=== WHAT TO PRODUCE ===
Write the material out again in full, word for word. Do not include the pictures.

=== GIVEN INFORMATION ===

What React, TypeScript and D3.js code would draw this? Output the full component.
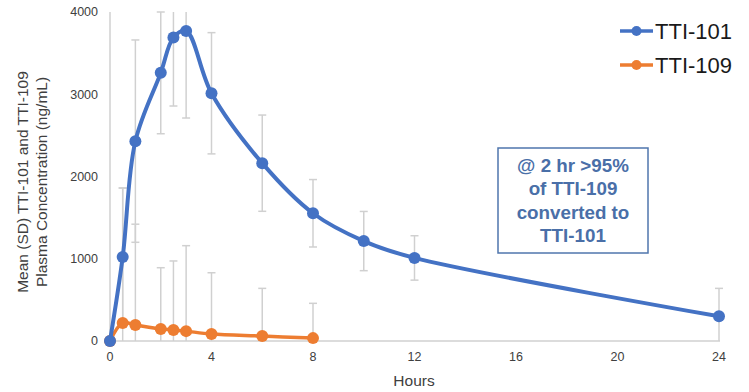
import * as d3 from "d3";

const hours = [0, 0.5, 1, 2, 2.5, 3, 4, 6, 8, 10, 12, 24];
const tti101 = [0, 1020, 2430, 3260, 3690, 3770, 3012, 2162, 1553, 1215, 1010, 300];
const tti101Sd = [0, 840, 1230, 740, 833, 1059, 737, 585, 410, 360, 270, 340];
const hours109 = [0, 0.5, 1, 2, 2.5, 3, 4, 6, 8];
const tti109 = [0, 220, 195, 145, 135, 120, 85, 60, 35];
const tti109Sd = [0, 1640, 1225, 746, 838, 1039, 745, 580, 423];
const xTicks = [0, 4, 8, 12, 16, 20, 24];
const yTicks = [0, 1000, 2000, 3000, 4000];
const noteLines = ["@ 2 hr >95%", "of TTI-109", "converted to", "TTI-101"];

const BLUE = "#4472C4";
const ORANGE = "#ED7D31";
const GREY = "#D0D0D0";
const TXT = "#404040";

export default function App() {
  const w = 749, h = 392;
  const x = d3.scaleLinear().domain([0, 24]).range([110, 719]);
  const y = d3.scaleLinear().domain([0, 4000]).range([341, 12]);

  const line = d3.line<[number, number]>()
    .x((d) => x(d[0]))
    .y((d) => y(d[1]))
    .curve(d3.curveCatmullRom);

  const errBars = (xs: number[], vals: number[], sds: number[], key: string) =>
    xs.map((t, i) => {
      if (!sds[i]) return null;
      const hi = vals[i] + sds[i];
      const lo = vals[i] - sds[i];
      const yHi = y(Math.min(hi, 4000));
      const yLo = y(Math.max(lo, 0));
      const cx = x(t);
      return (
        <g key={key + i} stroke={GREY} strokeWidth={1.5}>
          <line x1={cx} x2={cx} y1={yHi} y2={yLo} />
          {hi <= 4000 && <line x1={cx - 4} x2={cx + 4} y1={yHi} y2={yHi} />}
          {lo >= 0 && <line x1={cx - 4} x2={cx + 4} y1={yLo} y2={yLo} />}
        </g>
      );
    });

  const pts101 = hours.map((t, i) => [t, tti101[i]] as [number, number]);
  const pts109 = hours109.map((t, i) => [t, tti109[i]] as [number, number]);

  return (
    <svg width={w} height={h} style={{ position: "absolute", left: 0, top: 0, background: "#fff" }}
      fontFamily="'Liberation Sans', Arial, sans-serif">
      {/* axes */}
      <line x1={x(0)} x2={x(0)} y1={y(4000)} y2={y(0)} stroke={GREY} strokeWidth={1.5} />
      <line x1={x(0)} x2={x(24) + 1} y1={y(0)} y2={y(0)} stroke={GREY} strokeWidth={1.5} />
      {yTicks.map((v) => (
        <text key={"y" + v} x={98} y={y(v)} dy="0.35em" textAnchor="end" fontSize={12.5} fill={TXT}>{v}</text>
      ))}
      {xTicks.map((v) => (
        <text key={"x" + v} x={x(v)} y={357} dy="0.35em" textAnchor="middle" fontSize={12.5} fill={TXT}>{v}</text>
      ))}
      <text x={414} y={381} dy="0.35em" textAnchor="middle" fontSize={15.5} fill={TXT}>Hours</text>
      <g transform="translate(0,182) rotate(-90)" fontSize={15.5} fill={TXT} textAnchor="middle">
        <text x={0} y={23} dy="0.35em">Mean (SD) TTI-101 and TTI-109</text>
        <text x={0} y={42} dy="0.35em">Plasma Concentration (ng/mL)</text>
      </g>

      {/* error bars */}
      {errBars(hours109, tti109, tti109Sd, "e9")}
      {errBars(hours, tti101, tti101Sd, "e1")}

      {/* series */}
      <path d={line(pts109) || ""} fill="none" stroke={ORANGE} strokeWidth={3.5} />
      {pts109.map((p, i) => (
        <circle key={"o" + i} cx={x(p[0])} cy={y(p[1])} r={6} fill={ORANGE} />
      ))}
      <path d={line(pts101) || ""} fill="none" stroke={BLUE} strokeWidth={4} />
      {pts101.map((p, i) => (
        <circle key={"b" + i} cx={x(p[0])} cy={y(p[1])} r={6} fill={BLUE} />
      ))}

      {/* legend */}
      {[["TTI-101", BLUE, 31], ["TTI-109", ORANGE, 65]].map(([name, col, ly]) => (
        <g key={name as string}>
          <line x1={620} x2={653} y1={ly as number} y2={ly as number} stroke={col as string} strokeWidth={3.5} />
          <circle cx={636.5} cy={ly as number} r={5} fill={col as string} />
          <text x={655} y={ly as number} dy="0.35em" fontSize={22} fill="#1a1a1a">{name}</text>
        </g>
      ))}

      {/* note box */}
      <rect x={498} y={148} width={150} height={105} fill="#fff" stroke="#4F76AD" strokeWidth={1.5} />
      {noteLines.map((s, i) => (
        <text key={"n" + i} x={573} y={165 + i * 23.5} dy="0.35em" textAnchor="middle"
          fontSize={18.8} fontWeight="bold" fill="#4A6FA8">{s}</text>
      ))}
    </svg>
  );
}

=== ANSWER TO THE PROBLEM ===
What React, TypeScript and D3.js code would draw this? Output the full component.
import * as d3 from "d3";

const hours = [0, 0.5, 1, 2, 2.5, 3, 4, 6, 8, 10, 12, 24];
const tti101 = [0, 1020, 2430, 3260, 3690, 3770, 3012, 2162, 1553, 1215, 1010, 300];
const tti101Sd = [0, 840, 1230, 740, 833, 1059, 737, 585, 410, 360, 270, 340];
const hours109 = [0, 0.5, 1, 2, 2.5, 3, 4, 6, 8];
const tti109 = [0, 220, 195, 145, 135, 120, 85, 60, 35];
const tti109Sd = [0, 1640, 1225, 746, 838, 1039, 745, 580, 423];
const xTicks = [0, 4, 8, 12, 16, 20, 24];
const yTicks = [0, 1000, 2000, 3000, 4000];
const noteLines = ["@ 2 hr >95%", "of TTI-109", "converted to", "TTI-101"];

const BLUE = "#4472C4";
const ORANGE = "#ED7D31";
const GREY = "#D0D0D0";
const TXT = "#404040";

export default function App() {
  const w = 749, h = 392;
  const x = d3.scaleLinear().domain([0, 24]).range([110, 719]);
  const y = d3.scaleLinear().domain([0, 4000]).range([341, 12]);

  const line = d3.line<[number, number]>()
    .x((d) => x(d[0]))
    .y((d) => y(d[1]))
    .curve(d3.curveCatmullRom);

  const errBars = (xs: number[], vals: number[], sds: number[], key: string) =>
    xs.map((t, i) => {
      if (!sds[i]) return null;
      const hi = vals[i] + sds[i];
      const lo = vals[i] - sds[i];
      const yHi = y(Math.min(hi, 4000));
      const yLo = y(Math.max(lo, 0));
      const cx = x(t);
      return (
        <g key={key + i} stroke={GREY} strokeWidth={1.5}>
          <line x1={cx} x2={cx} y1={yHi} y2={yLo} />
          {hi <= 4000 && <line x1={cx - 4} x2={cx + 4} y1={yHi} y2={yHi} />}
          {lo >= 0 && <line x1={cx - 4} x2={cx + 4} y1={yLo} y2={yLo} />}
        </g>
      );
    });

  const pts101 = hours.map((t, i) => [t, tti101[i]] as [number, number]);
  const pts109 = hours109.map((t, i) => [t, tti109[i]] as [number, number]);

  return (
    <svg width={w} height={h} style={{ position: "absolute", left: 0, top: 0, background: "#fff" }}
      fontFamily="'Liberation Sans', Arial, sans-serif">
      {/* axes */}
      <line x1={x(0)} x2={x(0)} y1={y(4000)} y2={y(0)} stroke={GREY} strokeWidth={1.5} />
      <line x1={x(0)} x2={x(24) + 1} y1={y(0)} y2={y(0)} stroke={GREY} strokeWidth={1.5} />
      {yTicks.map((v) => (
        <text key={"y" + v} x={98} y={y(v)} dy="0.35em" textAnchor="end" fontSize={12.5} fill={TXT}>{v}</text>
      ))}
      {xTicks.map((v) => (
        <text key={"x" + v} x={x(v)} y={357} dy="0.35em" textAnchor="middle" fontSize={12.5} fill={TXT}>{v}</text>
      ))}
      <text x={414} y={381} dy="0.35em" textAnchor="middle" fontSize={15.5} fill={TXT}>Hours</text>
      <g transform="translate(0,182) rotate(-90)" fontSize={15.5} fill={TXT} textAnchor="middle">
        <text x={0} y={23} dy="0.35em">Mean (SD) TTI-101 and TTI-109</text>
        <text x={0} y={42} dy="0.35em">Plasma Concentration (ng/mL)</text>
      </g>

      {/* error bars */}
      {errBars(hours109, tti109, tti109Sd, "e9")}
      {errBars(hours, tti101, tti101Sd, "e1")}

      {/* series */}
      <path d={line(pts109) || ""} fill="none" stroke={ORANGE} strokeWidth={3.5} />
      {pts109.map((p, i) => (
        <circle key={"o" + i} cx={x(p[0])} cy={y(p[1])} r={6} fill={ORANGE} />
      ))}
      <path d={line(pts101) || ""} fill="none" stroke={BLUE} strokeWidth={4} />
      {pts101.map((p, i) => (
        <circle key={"b" + i} cx={x(p[0])} cy={y(p[1])} r={6} fill={BLUE} />
      ))}

      {/* legend */}
      {[["TTI-101", BLUE, 31], ["TTI-109", ORANGE, 65]].map(([name, col, ly]) => (
        <g key={name as string}>
          <line x1={620} x2={653} y1={ly as number} y2={ly as number} stroke={col as string} strokeWidth={3.5} />
          <circle cx={636.5} cy={ly as number} r={5} fill={col as string} />
          <text x={655} y={ly as number} dy="0.35em" fontSize={22} fill="#1a1a1a">{name}</text>
        </g>
      ))}

      {/* note box */}
      <rect x={498} y={148} width={150} height={105} fill="#fff" stroke="#4F76AD" strokeWidth={1.5} />
      {noteLines.map((s, i) => (
        <text key={"n" + i} x={573} y={165 + i * 23.5} dy="0.35em" textAnchor="middle"
          fontSize={18.8} fontWeight="bold" fill="#4A6FA8">{s}</text>
      ))}
    </svg>
  );
}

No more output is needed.